The present immigration laws are very strict. Every foreigner who comes to our shores has to satisfy the authorities at Ellis Island as to his worthiness, before he can be allowed to land.
Ellis Island is in New York harbor, and is used solely for the handling of immigrants.
Every ship that carries immigrants is obliged to furnish the authorities at Ellis Island with lists of these passengers, and full information about them. The steerage passengers are landed at Ellis Island, the lists are given to the clerks, and the immigrants have to pass before these clerks, and answer all their questions before they are allowed to enter our country.
Before they come to the desks where the clerks sit, they have to pass two by two before some doctors, who watch very carefully to see if there are any lame or deformed persons among them. If any such are found, the doctors separate them from the rest, and they are carefully examined to see what their trouble is.
If it is serious, and they are cripples, and not able to earn their own living, they are not allowed to come into the country, but are sent back where they came from, at the expense of the steamship company.
In Spain and Italy, and indeed in many of the European countries, there are an amazing number of cripples who make their living by begging. These professional beggars are a dirty, shiftless set of people, a disgrace and a danger to the countries they live in.
If we allowed them to enter our country it would greatly increase our taxes and expenses, for we do not allow begging, and so, as the poor unfortunates must have food and shelter, we would send them to our almshouses, and have to pay to support them.
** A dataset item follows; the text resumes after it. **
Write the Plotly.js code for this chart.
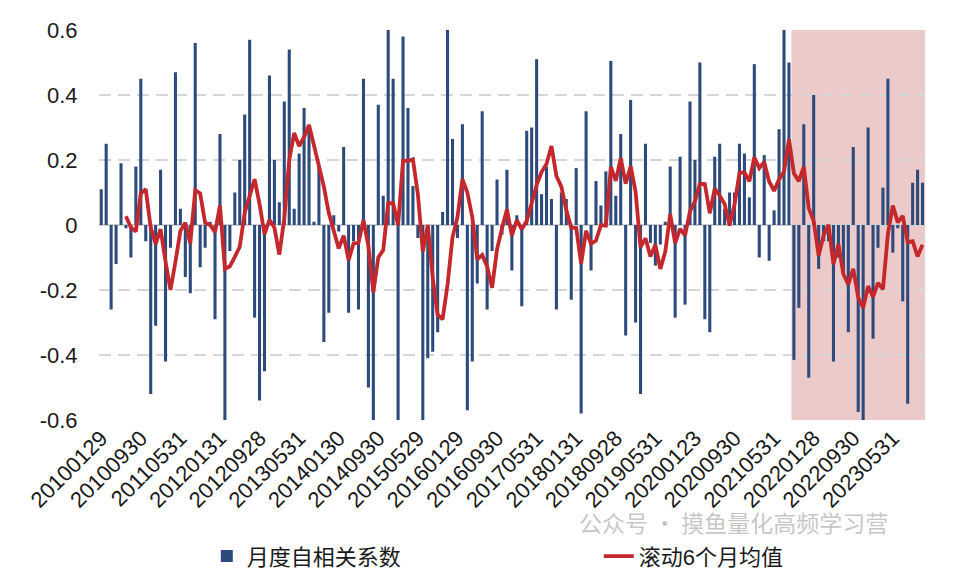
<!DOCTYPE html>
<html>
<head>
<meta charset="utf-8">
<script src="https://cdn.plot.ly/plotly-3.0.1.min.js"></script>
<style>
  body { margin: 0; background: #fff; }
  #chart { width: 953px; height: 577px; }
</style>
</head>
<body>
<div id="chart"></div>
<script>
"use strict"

// monthly autocorrelation, 2010-01 .. 2023-11 (one value per month end)
var monthlyAutocorr = [
   0.11,  0.25, -0.26, -0.12,  0.19, -0.01, -0.10,  0.18,  0.45, -0.05,
  -0.52, -0.31,  0.17, -0.42, -0.07,  0.47,  0.05, -0.16, -0.21,  0.56,
  -0.13, -0.07,  0.01, -0.29,  0.28, -0.61, -0.08,  0.10,  0.20,  0.34,
   0.57, -0.285,-0.54, -0.45,  0.46,  0.20,  0.07,  0.38,  0.54,  0.05,
   0.22,  0.36,  0.30,  0.01,  0.18, -0.36, -0.27,  0.03, -0.02,  0.24,
  -0.27, -0.05, -0.26,  0.45, -0.50, -0.61,  0.37,  0.09,  0.60,  0.45,
  -0.90,  0.58,  0.36,  0.12, -0.04, -0.61, -0.41, -0.39, -0.33,  0.04,
   0.60,  0.265,-0.04,  0.31, -0.57, -0.42, -0.18,  0.35, -0.26, -0.08,
   0.14, -0.03,  0.17, -0.14,  0.03, -0.25,  0.29,  0.30,  0.51,  0.095,
   0.18,  0.08, -0.26,  0.10,  0.08, -0.23,  0.175,-0.58,  0.35, -0.14,
   0.135, 0.06,  0.165, 0.505, 0.09,  0.28, -0.34,  0.385,-0.30, -0.52,
   0.25, -0.055,-0.125,-0.06,  0.01,  0.18, -0.285, 0.21, -0.245, 0.38,
   0.20,  0.50, -0.29, -0.33,  0.21,  0.25,  0.05,  0.10,  0.10,  0.25,
   0.22,  0.085, 0.495,-0.10,  0.215,-0.11,  0.045, 0.295, 0.64,  0.50,
  -0.415,-0.255, 0.31, -0.47,  0.40, -0.135,-0.05, -0.05, -0.42, -0.10,
  -0.15, -0.33,  0.24, -0.575,-0.61,  0.30, -0.35, -0.07,  0.115, 0.45,
  -0.085,-0.01, -0.235,-0.55,  0.13,  0.17,  0.13
];

// rolling 6-month mean
var rolling6m = [
   null,  null,  null,  null,  null,  0.027,-0.008,-0.02,  0.098, 0.11,
  -0.008,-0.058,-0.013,-0.113,-0.20, -0.113,-0.018, 0.007,-0.057, 0.107,
   0.097, 0.007, 0.0,  -0.022, 0.06, -0.135,-0.127,-0.098,-0.067, 0.038,
   0.087, 0.141, 0.064,-0.028, 0.016,-0.008,-0.091, 0.02,  0.20,  0.283,
   0.243, 0.27,  0.308, 0.247, 0.187, 0.118, 0.037,-0.018,-0.072,-0.033,
  -0.108,-0.057,-0.055, 0.015,-0.065,-0.207,-0.10, -0.077, 0.067, 0.067,
   0.0,   0.198, 0.197, 0.202, 0.095,-0.082, 0.0,  -0.162,-0.277,-0.29,
  -0.183,-0.038, 0.024, 0.141, 0.10,  0.024,-0.106,-0.092,-0.128,-0.193,
  -0.075,-0.01,  0.048,-0.033, 0.015,-0.013, 0.012, 0.067, 0.123, 0.163,
   0.188, 0.243, 0.151, 0.118, 0.046,-0.008,-0.009,-0.119,-0.018,-0.058,
  -0.048, 0.0,  -0.002, 0.179, 0.136, 0.206, 0.127, 0.181, 0.103,-0.068,
  -0.041,-0.097,-0.061,-0.135,-0.083, 0.033,-0.056,-0.012,-0.032, 0.042,
   0.073, 0.127, 0.126, 0.036, 0.112, 0.09,  0.065,-0.002, 0.063, 0.16,
   0.162, 0.134, 0.208, 0.175, 0.194, 0.134, 0.105, 0.14,  0.164, 0.264,
   0.159, 0.135, 0.179, 0.052, 0.012,-0.094,-0.033, 0.001,-0.121,-0.059,
  -0.151,-0.183,-0.135,-0.223,-0.254,-0.188,-0.221,-0.178,-0.198,-0.028,
   0.06,  0.008, 0.028,-0.053,-0.05, -0.097,-0.061
];

// every 8th month end is labelled
var tickLabels = [
  "20100129", "20100930", "20110531", "20120131", "20120928", "20130531",
  "20140130", "20140930", "20150529", "20160129", "20160930", "20170531",
  "20180131", "20180928", "20190531", "20200123", "20200930", "20210531",
  "20220128", "20220930", "20230531"
];

var yTicks = [-0.6, -0.4, -0.2, 0, 0.2, 0.4, 0.6];

var shadeStart = 139.5;   // highlighted period starts 2021-09

var months = monthlyAutocorr.map(function(v, i) { return i; });
var tickPos = tickLabels.map(function(t, k) { return k * 8; });

var fontFamily = "Liberation Sans, Arial, Noto Sans CJK SC, sans-serif";

var traces = [
  {
    type: "bar",
    name: "月度自相关系数",
    x: months,
    y: monthlyAutocorr,
    width: 0.62,
    marker: { color: "#2c4a7c", line: { width: 0 } },
    hoverinfo: "y"
  },
  {
    type: "scatter",
    mode: "lines",
    name: "滚动6个月均值",
    x: months,
    y: rolling6m,
    line: { color: "#c5282c", width: 3.8 },
    hoverinfo: "y"
  }
];

var layout = {
  width: 953,
  height: 577,
  margin: { l: 99, r: 28, t: 30, b: 157 },
  paper_bgcolor: "#ffffff",
  plot_bgcolor: "#ffffff",
  font: { family: fontFamily, size: 21, color: "#1a1a1a" },
  showlegend: true,
  legend: {
    orientation: "h",
    xref: "container",
    yref: "container",
    x: 0.217,
    xanchor: "left",
    y: 0.036,
    yanchor: "middle",
    font: { size: 22, color: "#1a1a1a" },
    entrywidth: 347,
    tracegroupgap: 0,
    bgcolor: "rgba(0,0,0,0)"
  },
  xaxis: {
    automargin: false,
    range: [-0.45, monthlyAutocorr.length - 0.5],
    tickvals: tickPos,
    ticktext: tickLabels,
    tickangle: -45,
    tickfont: { size: 22 },
    showgrid: false,
    zeroline: false,
    showline: false,
    ticks: ""
  },
  yaxis: {
    automargin: false,
    range: [-0.6, 0.6],
    tickvals: yTicks,
    ticktext: yTicks.map(function(v) { return v === 0 ? "0" : String(v); }),
    tickfont: { size: 22 },
    showgrid: true,
    gridcolor: "#d6d6d6",
    gridwidth: 2,
    griddash: "12px,7px",
    zeroline: true,
    zerolinecolor: "#cfcfcf",
    zerolinewidth: 2.5,
    showline: false,
    ticks: "outside",
    ticklen: 16,
    tickcolor: "rgba(0,0,0,0)"
  },
  shapes: [
    {
      type: "rect",
      layer: "below",
      xref: "x",
      yref: "y",
      x0: shadeStart,
      x1: monthlyAutocorr.length - 0.5,
      y0: -0.6,
      y1: 0.6,
      fillcolor: "#eccaca",
      line: { width: 0 }
    }
  ],
  annotations: [
    {
      xref: "paper",
      yref: "paper",
      x: 0.579,
      y: -0.262,
      xanchor: "left",
      yanchor: "middle",
      text: "公众号 · 摸鱼量化高频学习营",
      showarrow: false,
      font: { size: 23, color: "rgba(160,160,160,0.6)", family: "Noto Sans CJK SC, sans-serif" }
    }
  ]
};

Plotly.newPlot("chart", traces, layout, { displayModeBar: false, staticPlot: true });
</script>
</body>
</html>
So it is forbidden to allow cripples, or people incapable of earning their own living, to come into the country.
While the doctors are watching for cripples, they also examine the immigrants carefully, to see that they have not any kind of sickness. Only healthy immigrants are allowed to land, sick people being sent back.
When the immigrants have passed the doctors, they then reach the clerks, who must be satisfied that they have money, or friends in the country, before they give them permission to land.
People who come without money are divided from the rest, and are taken before a board of inquiry.
Here they are asked why they came to the country. If they have friends who have sent for them, and who agree to feed and shelter them, they are allowed to pass. If no friends come for them, they are kept on Ellis Island till their friends are found; and if no friends are found, they are sent back to their own country.
When they have been passed from Ellis Island the immigration law has not done with them. The law says that no charity shall be given to an immigrant who has been in this country for less than a year. Any person who asks for help, and has been less than a year over here, is sent back to Ellis Island, and from thence he is carried back to his own country by the same steamship company that brought him.
So you see that the laws are almost strict enough now, and the immigrants who succeed in passing through Ellis Island are a good, solid class of people, who are likely to become worthy citizens.
* * * * *
Did you ever hear a singing mouse?
A man wrote a long story to The Sun, a few days ago, telling how he was awakened one night, and frightened out of his wits by hearing a noise like the peeping of a chicken in the adjoining room.
He got up and lit the gas, and saw a little brown mouse run across the floor.
He set a trap, caught the mouse, which was no sooner in the trap than it began to sing. The man whistled to it, and the little creature replied.
The man did not seem to realize that he had found a great prize, but pretending that his wife was afraid of the mouse, he drowned it in a pail of water.
When it was safely dead, he began to search through his encyclopedia to see what kind of a "beastie" he had caught. But the encyclopedia, as studied by the good man, did not seem to be any wiser than he, and he finally wrote a note to the newspaper for information.